Last week I wrote about a leaked John Podesta email in which Neera Tanden, president of the Center for American Progress, and Podesta refer to Media Matter’s David Brock as an “unhinged narcissist.” I suggested that remark, which Tanden amplifed as “unhinged soulless narcissist,” might be hard to recover from. But it turns out that wasn’t the only time Tanden and Podesta threw shade at Brock.
On May 12, 2015 the Washington Post published an article about Brock’s plans to have his Correct the Record PAC coordinate directly with the Clinton campaign. That prompted Think Progress editor Judd Legum to send an email to Neera Tanden the next day saying simply, “This makes zero sense to me.”
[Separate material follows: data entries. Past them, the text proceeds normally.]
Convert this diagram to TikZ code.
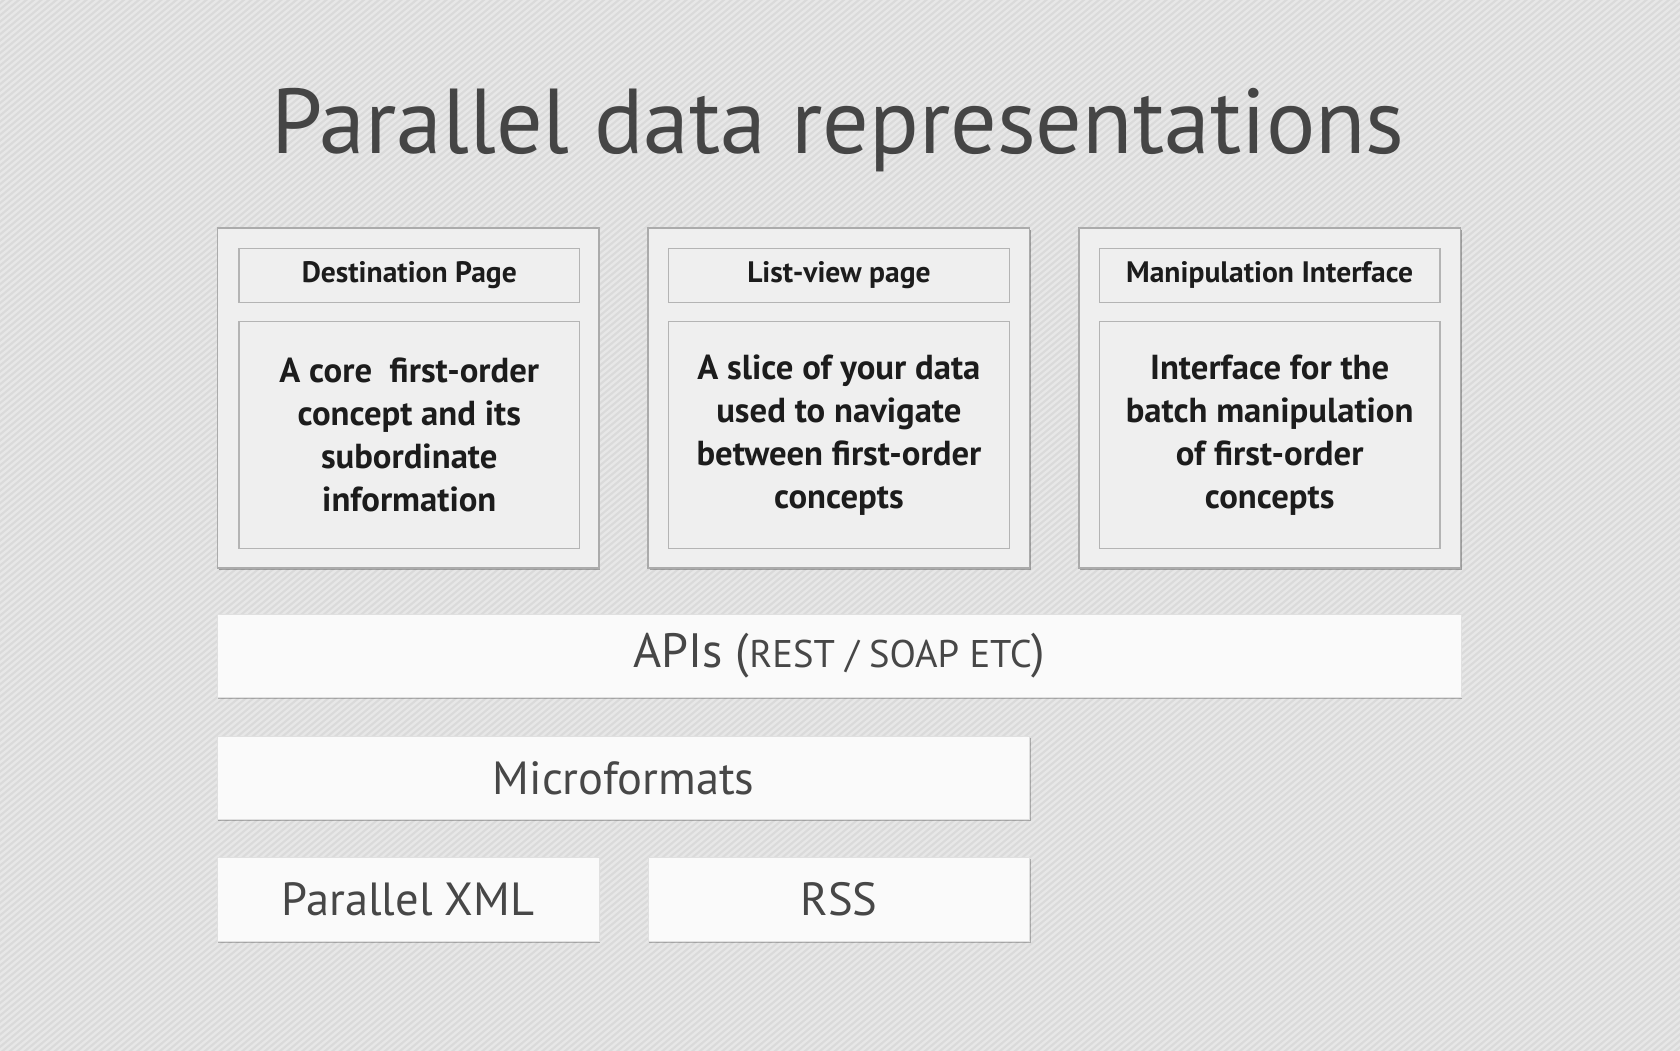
\documentclass[tikz,border=0pt]{standalone}
\usepackage{fontspec}
\setmainfont{PT Sans}
\usetikzlibrary{shadows}
\definecolor{bgcol}{HTML}{DADADA}
\definecolor{stripecol}{HTML}{E7E7E7}
\definecolor{boxline}{HTML}{ABABAB}
\definecolor{innerline}{HTML}{B4B4B4}
\definecolor{boxfill}{HTML}{EFEFEF}
\definecolor{whitefill}{HTML}{FAFAFA}
\definecolor{titlecol}{HTML}{454545}
\definecolor{darktext}{HTML}{1C1C1C}
\definecolor{graytext}{HTML}{474747}
\begin{document}
\begin{tikzpicture}[x=0.5pt,y=-0.5pt,
  outerbox/.style={draw=boxline, fill=boxfill, line width=0.7pt, inner sep=0pt,
    minimum width=178pt, minimum height=158.5pt,
    drop shadow={shadow xshift=0.7pt, shadow yshift=-0.9pt, opacity=0.3, fill=black}},
  headbox/.style={draw=innerline, fill=boxfill, line width=0.6pt, inner sep=0pt,
    minimum width=159pt, minimum height=25pt, text=darktext,
    font=\fontsize{13.8}{15}\selectfont\bfseries},
  bodybox/.style={draw=innerline, fill=boxfill, line width=0.6pt, inner sep=0pt,
    minimum width=159pt, minimum height=106pt, text=darktext, align=center,
    font=\fontsize{16.2}{20}\selectfont\bfseries},
  layerbox/.style={draw=black!12, fill=whitefill, line width=0.4pt, inner sep=0pt,
    minimum height=39pt, text=graytext, font=\fontsize{21.7}{24}\selectfont,
    drop shadow={shadow xshift=0.4pt, shadow yshift=-0.8pt, opacity=0.25, fill=black}},
]
\useasboundingbox (0,0) rectangle (1568,980);
\fill[bgcol] (-2,-2) rectangle (1570,982);
\begin{scope}
  \clip (-2,-2) rectangle (1570,982);
  \foreach \i in {-1300,-1293,...,1580}
    \draw[stripecol, line width=1.1pt] (\i,990) -- ++(1200,-1000);
\end{scope}

\node[anchor=base, text=titlecol, font=\fontsize{43}{50}\selectfont, inner sep=0pt]
  (title) at (782,143) {Parallel data representations};

% top boxes
\node[outerbox] (dest) at (381,371.5) {};
\node[headbox] (desthead) at (382,257) {Destination Page};
\node[bodybox] (destbody) at (382,406) {A core\ \ first-order\\concept and its\\subordinate\\information};

\node[outerbox] (list) at (783,371.5) {};
\node[headbox] (listhead) at (783,257) {List-view page};
\node[bodybox] (listbody) at (783,406) {A slice of your data\\used to navigate\\between first-order\\concepts};

\node[outerbox] (manip) at (1185,371.5) {};
\node[headbox] (maniphead) at (1185,257) {Manipulation Interface};
\node[bodybox] (manipbody) at (1185,406) {Interface for the\\batch manipulation\\of first-order\\concepts};

% layers
\node[layerbox, minimum width=580.5pt, font=\fontsize{22.5}{24}\selectfont] (apis) at (783.5,612)
  {APIs ({\fontsize{18}{20}\selectfont REST / SOAP ETC})};
\node[layerbox, minimum width=379pt] (micro) at (582,726) {Microformats};
\node[layerbox, minimum width=178pt] (xml) at (381,839.5) {Parallel XML};
\node[layerbox, minimum width=178pt] (rss) at (783,839.5) {RSS};
\end{tikzpicture}
\end{document}
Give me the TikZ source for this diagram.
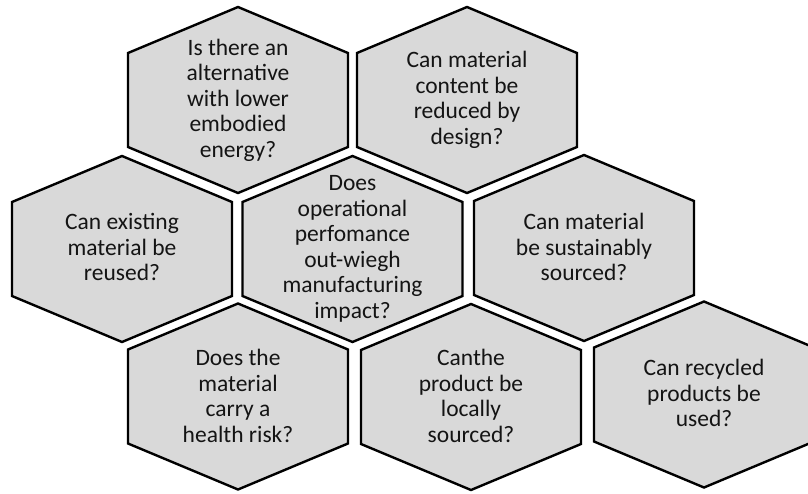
\documentclass[tikz,border=0pt]{standalone}
\usepackage{fontspec}
\setmainfont{Carlito}
\definecolor{cellgray}{RGB}{217,217,217}
\definecolor{inkblack}{RGB}{20,20,20}
% flattened hexagon centred on (#1,#2): pointed top and bottom, vertical sides
\newcommand\hexoutline[2]{%
  (#1,#2-93) -- (#1+110,#2-47) -- (#1+110,#2+47) -- (#1,#2+93)
  -- (#1-110,#2+47) -- (#1-110,#2-47) -- cycle}
\begin{document}
\begin{tikzpicture}[x=1pt,y=-1pt,
  hexcell/.style={fill=cellgray,draw=black,line width=2.4pt,line join=miter},
  hexlabel/.style={align=center,text=inkblack,inner sep=0pt,
    font=\fontsize{23.5}{25.5}\selectfont}]
\useasboundingbox (0,0) rectangle (808,493);
\clip (0,0) rectangle (808,493);

% top row
\draw[hexcell] \hexoutline{238}{100};
\node[hexlabel] (alt) at (238,100) {Is there an\\alternative\\with lower\\embodied\\energy?};
\draw[hexcell] \hexoutline{467}{100};
\node[hexlabel] (reduce) at (467,100) {Can material\\content be\\reduced by\\design?};

% middle row
\draw[hexcell] \hexoutline{122}{249};
\node[hexlabel] (reuse) at (122,247) {Can existing\\material be\\reused?};
\draw[hexcell] \hexoutline{352.5}{249};
\node[hexlabel] (oper) at (352.5,249) {Does\\operational\\perfomance\\out-wiegh\\manufacturing\\impact?};
\draw[hexcell] \hexoutline{584}{248};
\node[hexlabel] (sustain) at (584,247) {Can material\\be sustainably\\sourced?};

% bottom row
\draw[hexcell] \hexoutline{238}{396.5};
\node[hexlabel] (health) at (238,396) {Does the\\material\\carry a\\health risk?};
\draw[hexcell] \hexoutline{471}{397};
\node[hexlabel] (local) at (471,396) {Canthe\\product be\\locally\\sourced?};
\draw[hexcell] \hexoutline{704}{394.5};
\node[hexlabel] (recycle) at (704,393) {Can recycled\\products be\\used?};
\end{tikzpicture}
\end{document}
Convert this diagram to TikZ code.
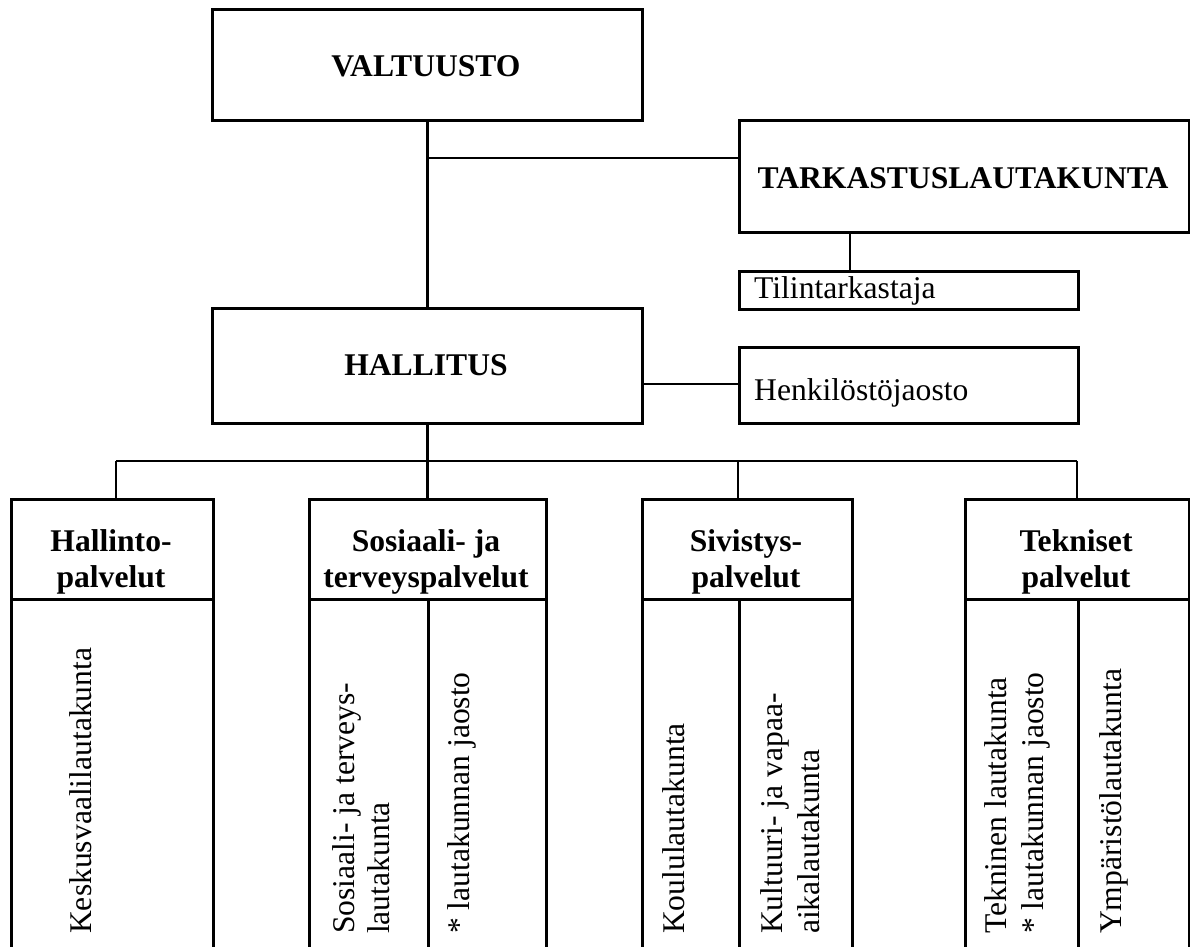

Tanden forwarded that message to John Podesta adding, “I’m not their biggest fan but this does seem shady.” Podesta replied, “Brock $ machine!”
From the Washington Post, here’s how Brock planned to get around the laws prohibiting PACs from coordinating with campaigns:
Correct the Record believes it can avoid the coordination ban by relying on a 2006 Federal Election Commission regulation that declared that content posted online for free, such as blogs, is off limits from regulation. The “Internet exemption” said that such free postings do not constitute campaign expenditures, allowing independent groups to consult with candidates about the content they post on their sites. By adopting the measure, the FEC limited its online jurisdiction to regulating paid political ads.
But the Post story points out that’s pretty questionable. In fact, in an update to the story even Correct the Record says that exception wouldn’t work for them:
FEC rules specify that online activities are exempted from campaign finance rules if they are conducted by “uncompensated” individuals, campaign finance lawyers noted. It is unclear how Correct the Record, whose staff will be paid, plans to navigate that restriction.
“The moment anyone is paid to engage in Internet activity it falls outside of that exemption,” said Jason Torchinsky, an election law attorney who represents many conservative groups. “If you are a super PAC paying people and coordinating your activities with the campaign, you are not covered by the individual Internet exemption and are making impermissible in-kind contributions.”
[Update: Correct the Record officials say they are not relying on the individual Internet exemption, but rather a related exemption in the definition of coordinated communications.]